Begin

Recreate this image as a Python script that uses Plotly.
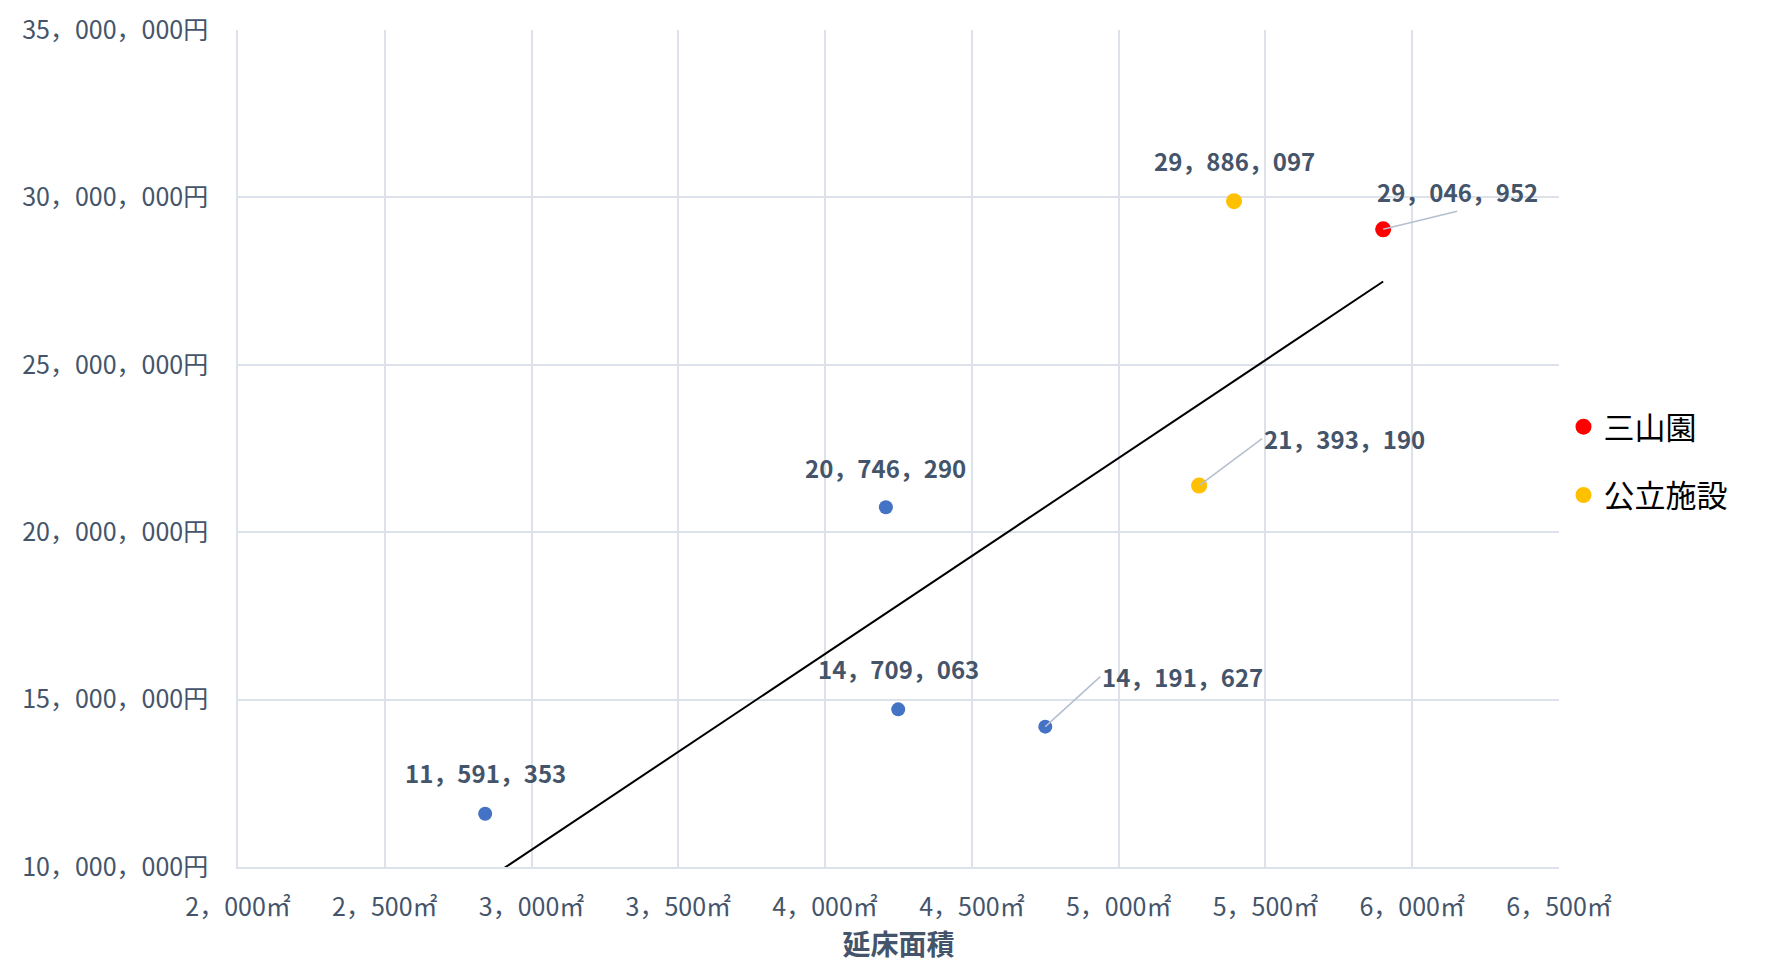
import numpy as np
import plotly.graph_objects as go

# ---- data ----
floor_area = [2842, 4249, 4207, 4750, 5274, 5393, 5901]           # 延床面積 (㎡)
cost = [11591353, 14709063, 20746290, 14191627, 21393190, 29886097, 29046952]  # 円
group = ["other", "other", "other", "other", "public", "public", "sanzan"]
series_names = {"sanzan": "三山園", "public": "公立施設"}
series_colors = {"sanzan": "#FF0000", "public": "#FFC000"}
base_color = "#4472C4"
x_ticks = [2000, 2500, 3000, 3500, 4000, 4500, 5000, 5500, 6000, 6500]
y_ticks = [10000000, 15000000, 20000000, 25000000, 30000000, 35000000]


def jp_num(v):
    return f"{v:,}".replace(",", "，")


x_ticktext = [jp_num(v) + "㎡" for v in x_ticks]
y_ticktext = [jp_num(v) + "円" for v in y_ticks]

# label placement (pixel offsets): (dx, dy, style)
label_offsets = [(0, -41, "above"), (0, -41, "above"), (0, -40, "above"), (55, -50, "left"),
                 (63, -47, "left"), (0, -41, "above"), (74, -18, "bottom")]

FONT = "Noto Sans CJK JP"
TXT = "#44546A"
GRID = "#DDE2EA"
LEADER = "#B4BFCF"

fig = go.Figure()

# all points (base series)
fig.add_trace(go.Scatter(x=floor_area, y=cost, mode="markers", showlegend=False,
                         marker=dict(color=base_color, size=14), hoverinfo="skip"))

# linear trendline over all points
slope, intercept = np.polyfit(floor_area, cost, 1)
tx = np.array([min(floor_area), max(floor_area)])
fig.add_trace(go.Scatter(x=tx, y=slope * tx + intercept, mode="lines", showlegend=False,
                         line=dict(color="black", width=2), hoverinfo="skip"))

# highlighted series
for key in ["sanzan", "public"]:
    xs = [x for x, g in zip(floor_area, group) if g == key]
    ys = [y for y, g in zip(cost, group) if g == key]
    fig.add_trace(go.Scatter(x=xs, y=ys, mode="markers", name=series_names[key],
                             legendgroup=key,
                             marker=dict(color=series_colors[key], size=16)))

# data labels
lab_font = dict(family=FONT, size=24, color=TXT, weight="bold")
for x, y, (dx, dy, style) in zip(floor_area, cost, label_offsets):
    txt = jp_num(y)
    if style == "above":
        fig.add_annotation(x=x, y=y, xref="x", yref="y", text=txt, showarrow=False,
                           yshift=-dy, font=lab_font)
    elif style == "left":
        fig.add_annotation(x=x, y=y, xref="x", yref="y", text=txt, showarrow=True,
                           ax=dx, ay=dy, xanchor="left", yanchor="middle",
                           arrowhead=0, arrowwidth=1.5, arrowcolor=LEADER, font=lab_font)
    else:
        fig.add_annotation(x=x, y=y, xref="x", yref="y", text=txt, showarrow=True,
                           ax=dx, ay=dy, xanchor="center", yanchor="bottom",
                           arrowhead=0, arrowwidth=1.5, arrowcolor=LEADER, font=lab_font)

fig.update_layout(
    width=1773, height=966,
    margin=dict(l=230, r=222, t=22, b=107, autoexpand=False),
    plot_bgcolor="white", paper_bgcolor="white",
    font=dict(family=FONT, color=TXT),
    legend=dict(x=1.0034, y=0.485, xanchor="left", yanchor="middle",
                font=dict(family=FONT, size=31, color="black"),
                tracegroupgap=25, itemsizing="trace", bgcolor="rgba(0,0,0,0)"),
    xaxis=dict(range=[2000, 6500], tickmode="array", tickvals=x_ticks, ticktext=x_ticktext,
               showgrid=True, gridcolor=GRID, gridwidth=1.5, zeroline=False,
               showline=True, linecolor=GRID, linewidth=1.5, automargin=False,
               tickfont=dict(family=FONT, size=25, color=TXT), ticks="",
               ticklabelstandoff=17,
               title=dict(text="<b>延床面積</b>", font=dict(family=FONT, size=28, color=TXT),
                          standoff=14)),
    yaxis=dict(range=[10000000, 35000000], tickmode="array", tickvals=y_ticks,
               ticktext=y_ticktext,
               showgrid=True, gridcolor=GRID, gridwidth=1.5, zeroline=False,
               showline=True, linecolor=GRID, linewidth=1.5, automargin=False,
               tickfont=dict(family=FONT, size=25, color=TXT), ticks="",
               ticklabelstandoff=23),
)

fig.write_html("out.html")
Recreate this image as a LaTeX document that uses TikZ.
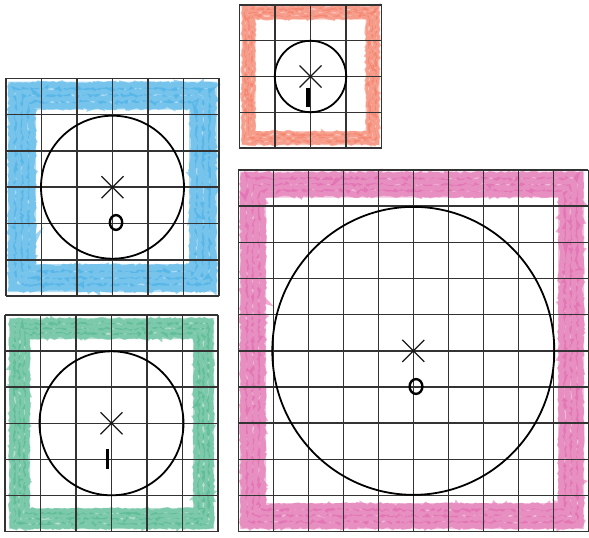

End

TASK BRIEF ▸ Copy nothing past the line containing "25000000, 30000000, 35000000]": reproduce every line from the start of the records up to it, skipping pictures.

THE OUTPUT ▸
Recreate this image as a Python script that uses Plotly.
import numpy as np
import plotly.graph_objects as go

# ---- data ----
floor_area = [2842, 4249, 4207, 4750, 5274, 5393, 5901]           # 延床面積 (㎡)
cost = [11591353, 14709063, 20746290, 14191627, 21393190, 29886097, 29046952]  # 円
group = ["other", "other", "other", "other", "public", "public", "sanzan"]
series_names = {"sanzan": "三山園", "public": "公立施設"}
series_colors = {"sanzan": "#FF0000", "public": "#FFC000"}
base_color = "#4472C4"
x_ticks = [2000, 2500, 3000, 3500, 4000, 4500, 5000, 5500, 6000, 6500]
y_ticks = [10000000, 15000000, 20000000, 25000000, 30000000, 35000000]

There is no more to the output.